本情報には、Henkel AG & Co. KGaA.の経営陣による現在の予測および仮定に基づく将来の見通しが含まれています。将来予測に関する記述とは、英文中expect, intend, plan, anticipate, believe, estimateなどの語句や同様の表現の使用を指しています。この情報に含まれる将来予測は、弊社経営陣による現時点での予測と予想に基づくものです。これらの記述は、その予測が結果的に正しくなることを保証するものではありません。Henkel AG & Co. KGaA.とその関連会社が実際に達成する将来の業績と結果は、多くのリスクと不確実性に左右されるため、将来予測に関する記述とは大きく異なる可能性があります。こうした要因の多くは、経済状況や競合の活動、その他市場要因など、弊社のコントロールを超えるものや事前に正確に予測することができないものです。ヘンケルは、これら将来予測をアップデートする意向はなく、またそれに関するいかなる義務を負うものでもありませんので、ご了承ください。

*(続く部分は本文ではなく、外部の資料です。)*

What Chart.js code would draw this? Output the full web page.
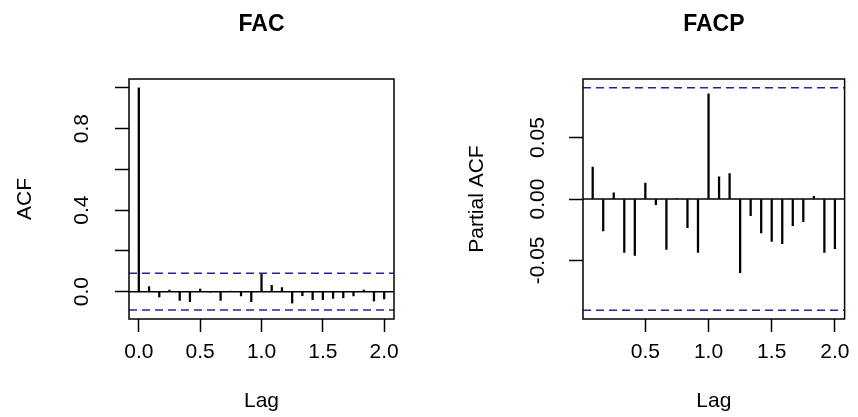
<!DOCTYPE html>
<html>
<head>
<meta charset="utf-8">
<script src="https://cdn.jsdelivr.net/npm/chart.js"></script>
<style>
body { margin: 0; background: #fff; }
.panel { position: absolute; top: 0; width: 429px; height: 417px; }
</style>
</head>
<body>
<div class="panel" style="left:0"><canvas id="acfChart"></canvas></div>
<div class="panel" style="left:429px"><canvas id="pacfChart"></canvas></div>
<script>
// series is monthly, so lag 1.0 = 12 observations
var frequency = 12;

var acfLags = [0, 1, 2, 3, 4, 5, 6, 7, 8, 9, 10, 11, 12, 13, 14, 15, 16, 17, 18, 19, 20, 21, 22, 23, 24];
var acfValues = [1.0, 0.025, -0.026, 0.008, -0.043, -0.049, 0.013, -0.002, -0.043, 0.001, -0.021, -0.049,
  0.090, 0.031, 0.020, -0.056, -0.020, -0.039, -0.039, -0.033, -0.030, -0.021, 0.008, -0.046, -0.036];

var pacfLags = [1, 2, 3, 4, 5, 6, 7, 8, 9, 10, 11, 12, 13, 14, 15, 16, 17, 18, 19, 20, 21, 22, 23, 24];
var pacfValues = [0.026, -0.026, 0.005, -0.0435, -0.046, 0.013, -0.0046, -0.041, 0.0003, -0.0234, -0.0435, 0.0856,
  0.018, 0.0207, -0.060, -0.0136, -0.0277, -0.0345, -0.0364, -0.0218, -0.0185, 0.0022, -0.0435, -0.0405];

var confLimit = 0.0905;

var lagTicks = [0, 0.5, 1, 1.5, 2];
var acfYTicks = [0, 0.2, 0.4, 0.6, 0.8, 1.0];
var acfYLabels = ['0.0', '', '0.4', '', '0.8', ''];
var pacfYTicks = [-0.05, 0, 0.05];
var pacfYLabels = ['-0.05', '0.00', '0.05'];

var acfXRange = [-0.08, 2.08];
var acfYRange = [-0.1341, 1.0436];
var pacfXRange = [0.0067, 2.0767];
var pacfYRange = [-0.0977, 0.0977];

var fontFamily = "'Liberation Sans', Arial, sans-serif";
var limitColor = '#2424a0';

var boxPlugin = {
  id: 'box',
  afterDatasetsDraw: function(chart) {
    var a = chart.chartArea, ctx = chart.ctx;
    ctx.save();
    ctx.strokeStyle = '#000';
    ctx.lineWidth = 1.5;
    ctx.strokeRect(a.left, a.top, a.right - a.left, a.bottom - a.top);
    ctx.restore();
  }
};

function hline(y, xr, color, dash) {
  return {
    type: 'line',
    data: [{x: xr[0], y: y}, {x: xr[1], y: y}],
    borderColor: color,
    borderWidth: 1.5,
    borderDash: dash,
    pointRadius: 0,
    order: 1
  };
}

function makeChart(id, o) {
  var ctx = document.getElementById(id).getContext('2d');
  return new Chart(ctx, {
    type: 'bar',
    data: {
      datasets: [
        {
          type: 'bar',
          data: o.lags.map(function(k, i) { return {x: k / frequency, y: o.values[i]}; }),
          backgroundColor: '#000',
          barThickness: 1.6,
          order: 2
        },
        hline(0, o.xRange, '#000', []),
        hline(confLimit, o.xRange, limitColor, [8, 5]),
        hline(-confLimit, o.xRange, limitColor, [8, 5])
      ]
    },
    plugins: [boxPlugin],
    options: {
      responsive: true,
      maintainAspectRatio: false,
      devicePixelRatio: 1,
      animation: false,
      layout: { padding: { left: 0, top: 0, right: o.rightPad, bottom: 0 } },
      plugins: {
        legend: { display: false },
        tooltip: { enabled: false },
        title: {
          display: true,
          text: o.title,
          fullSize: false,
          color: '#000',
          font: { family: fontFamily, size: 23, weight: 'bold' },
          padding: { top: 10.5, bottom: 40.9 }
        }
      },
      scales: {
        x: {
          type: 'linear',
          min: o.xRange[0],
          max: o.xRange[1],
          offset: false,
          afterBuildTicks: function(s) {
            s.ticks = lagTicks.filter(function(v) { return v >= o.xRange[0] && v <= o.xRange[1]; })
              .map(function(v) { return {value: v}; });
          },
          afterFit: function(s) { s.height = 98; },
          ticks: {
            autoSkip: false,
            maxRotation: 0,
            padding: 8,
            color: '#000',
            font: { family: fontFamily, size: 21 },
            callback: function(v) { return v.toFixed(1); }
          },
          grid: { offset: false, drawOnChartArea: false, drawTicks: true, tickLength: 13, color: '#000', tickColor: '#000', tickWidth: 1.5 },
          border: { display: false },
          title: {
            display: true,
            text: 'Lag',
            color: '#000',
            font: { family: fontFamily, size: 21 },
            padding: { top: 0, bottom: 3 }
          }
        },
        y: {
          type: 'linear',
          min: o.yRange[0],
          max: o.yRange[1],
          afterBuildTicks: function(s) {
            s.ticks = o.yTicks.map(function(v) { return {value: v}; });
          },
          afterFit: function(s) { s.width = o.yAxisWidth; },
          ticks: {
            minRotation: 90,
            maxRotation: 90,
            crossAlign: 'center',
            padding: o.yLabelPad,
            color: '#000',
            font: { family: fontFamily, size: 21 },
            callback: function(v, i) { return o.yLabels[i]; }
          },
          grid: { drawOnChartArea: false, drawTicks: true, tickLength: 14, color: '#000', tickColor: '#000', tickWidth: 1.5 },
          border: { display: false },
          title: {
            display: true,
            text: o.yTitle,
            color: '#000',
            font: { family: fontFamily, size: 21 },
            padding: { top: o.yTitlePad, bottom: 0 }
          }
        }
      }
    }
  });
}

makeChart('acfChart', {
  title: 'FAC', yTitle: 'ACF',
  lags: acfLags, values: acfValues,
  xRange: acfXRange, yRange: acfYRange,
  yTicks: acfYTicks, yLabels: acfYLabels,
  yAxisWidth: 129, yLabelPad: 18, yTitlePad: 12.4, rightPad: 35
});

makeChart('pacfChart', {
  title: 'FACP', yTitle: 'Partial ACF',
  lags: pacfLags, values: pacfValues,
  xRange: pacfXRange, yRange: pacfYRange,
  yTicks: pacfYTicks, yLabels: pacfYLabels,
  yAxisWidth: 154, yLabelPad: 6.6, yTitlePad: 35.4, rightPad: 10.7
});
</script>
</body>
</html>
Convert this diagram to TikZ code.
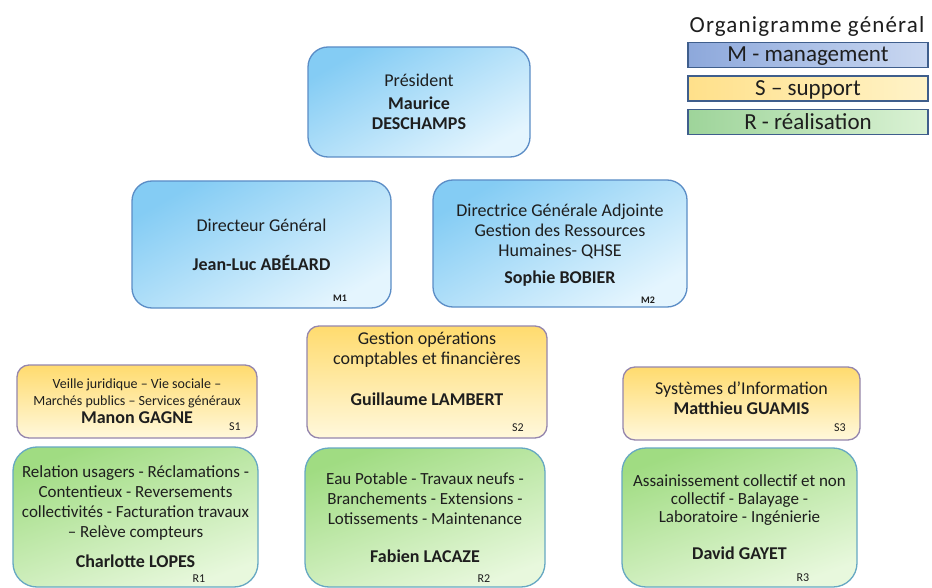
\documentclass[tikz,border=0pt]{standalone}
\usepackage{fontspec}
\setmainfont{Carlito}
\usetikzlibrary{positioning}
\definecolor{ink}{HTML}{1E1E1E}
\definecolor{mline}{HTML}{5B8DC6}
\definecolor{mhigh}{HTML}{84CCF4}
\definecolor{mlow}{HTML}{E4F5FE}
\definecolor{sline}{HTML}{9586AD}
\definecolor{shigh}{HTML}{FFDB6E}
\definecolor{slow}{HTML}{FFF8DC}
\definecolor{rline}{HTML}{66A8C2}
\definecolor{rhigh}{HTML}{A0DC82}
\definecolor{rlow}{HTML}{E8F8DD}
\definecolor{legline}{HTML}{3F5E8C}
\definecolor{legm}{HTML}{8DA8DB}
\definecolor{legmlight}{HTML}{CAD8F1}
\definecolor{legs}{HTML}{FFE08A}
\definecolor{legslight}{HTML}{FFF3C8}
\definecolor{legr}{HTML}{9ED49A}
\definecolor{legrlight}{HTML}{DAF2D4}
\tikzset{
  mbox/.style={rectangle,rounded corners=20pt,draw=mline,line width=1.3pt,top color=mhigh,bottom color=mlow,shading angle=30,align=center,text=ink,font=\fontsize{18}{20}\selectfont},
  sbox/.style={rectangle,rounded corners=12pt,draw=sline,line width=1.3pt,top color=shigh,bottom color=slow,align=center,text=ink,font=\fontsize{18}{20}\selectfont},
  rbox/.style={rectangle,rounded corners=24pt,draw=rline,line width=1.3pt,top color=rhigh,bottom color=rlow,shading angle=20,align=center,text=ink,font=\fontsize{17}{20}\selectfont},
  mcode/.style={font=\fontsize{10}{10}\selectfont\bfseries,text=ink,inner sep=0pt},
  scode/.style={font=\fontsize{12}{12}\selectfont,text=ink,inner sep=0pt},
  legbox/.style={rectangle,draw=legline,line width=1.6pt,minimum width=240pt,minimum height=25pt,inner sep=0pt,text height=14pt,text depth=0pt,font=\fontsize{23}{23}\selectfont,text=ink}
}

\begin{document}
\begin{tikzpicture}[x=1pt,y=-1pt]
    \useasboundingbox (0,0) rectangle (932,588);
    \fill[white] (0,0) rectangle (932,588);

    % legend
    \node[anchor=base,font=\fontsize{23}{23}\selectfont\addfontfeatures{LetterSpace=5},text=ink] (legtitle) at (807,33) {Organigramme général};
    \node[legbox,left color=legm,right color=legmlight] (legm) at (808,55) {M - management};
    \node[legbox,left color=legs,right color=legslight,below=7pt of legm] (legs) {S -- support};
    \node[legbox,left color=legr,right color=legrlight,below=7pt of legs] (legr) {R - réalisation};

    % management
    \node[mbox,minimum width=222pt,minimum height=110pt] (pres) at (419,102)
      {Président\\[3pt]\textbf{Maurice}\\\textbf{DESCHAMPS}};
    \node[mbox,minimum width=259pt,minimum height=127pt] (dg) at (261.5,244.5)
      {Directeur Général\\[19pt]\textbf{Jean-Luc ABÉLARD}};
    \node[mbox,minimum width=254pt,minimum height=127pt,text depth=-7pt] (dga) at (560,243.5)
      {Directrice Générale Adjointe\\Gestion des Ressources\\Humaines- QHSE\\[7pt]\textbf{Sophie BOBIER}};
    \node[mcode] (m1) at (340,298) {M1};
    \node[mcode] (m2) at (648,300) {M2};

    % support
    \node[sbox,minimum width=240pt,minimum height=73pt,font=\fontsize{14}{17}\selectfont] (s1) at (137,401.5)
      {Veille juridique -- Vie sociale --\\Marchés publics -- Services généraux\\[1pt]{\fontsize{18}{20}\selectfont\bfseries Manon GAGNE}};
    \node[sbox,minimum width=240pt,minimum height=112pt,text depth=26pt] (s2) at (427,382)
      {Gestion opérations\\comptables et financières\\[21pt]\textbf{Guillaume LAMBERT}};
    \node[sbox,minimum width=237pt,minimum height=73pt,text depth=10pt] (s3) at (741.5,403.5)
      {Systèmes d’Information\\\textbf{Matthieu GUAMIS}};
    \node[scode] (s1code) at (235,427) {S1};
    \node[scode] (s2code) at (518,428) {S2};
    \node[scode] (s3code) at (840,428) {S3};

    % realisation
    \node[rbox,minimum width=245pt,minimum height=140pt] (r1) at (135.5,517)
      {Relation usagers - Réclamations -\\Contentieux - Reversements\\collectivités - Facturation travaux\\-- Relève compteurs\\[10pt]{\fontsize{18}{20}\selectfont\bfseries Charlotte LOPES}};
    \node[rbox,minimum width=240pt,minimum height=139pt] (r2) at (425,517.5)
      {Eau Potable - Travaux neufs -\\Branchements - Extensions -\\Lotissements - Maintenance\\[18pt]{\fontsize{18}{20}\selectfont\bfseries Fabien LACAZE}};
    \node[rbox,minimum width=235pt,minimum height=139pt] (r3) at (739.5,517.5)
      {Assainissement collectif et non\\[-2pt]collectif - Balayage -\\[-2pt]Laboratoire - Ingénierie\\[17pt]{\fontsize{18}{20}\selectfont\bfseries David GAYET}};
    \node[scode] (r1code) at (199,579) {R1};
    \node[scode] (r2code) at (484,579) {R2};
    \node[scode] (r3code) at (803,578) {R3};
\end{tikzpicture}
\end{document}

本資料には、適用される財務報告枠組みの中で明確に定義されておらず、代替的業績指標(非GAAP指標)であるかまたはその可能性のある補足的な財務指標が含まれています。これらの補足的な財務指標は、単独で解釈すべきではなく、また連結決算報告書に適用される財務報告枠組みに従って表示されたヘンケルの純資産、財務状況または経営成績の代替的な指標と見なすべきではありません。類似の名称の代替的業績指標を報告または記載している他の企業は、かかる指標を、ヘンケルとは異なる方法で計算している可能性があります。

本資料は情報提供のみを目的としており、投資助言を提供するものではなく、有価証券の売却の申し出または購入の勧誘を構成するものではありません。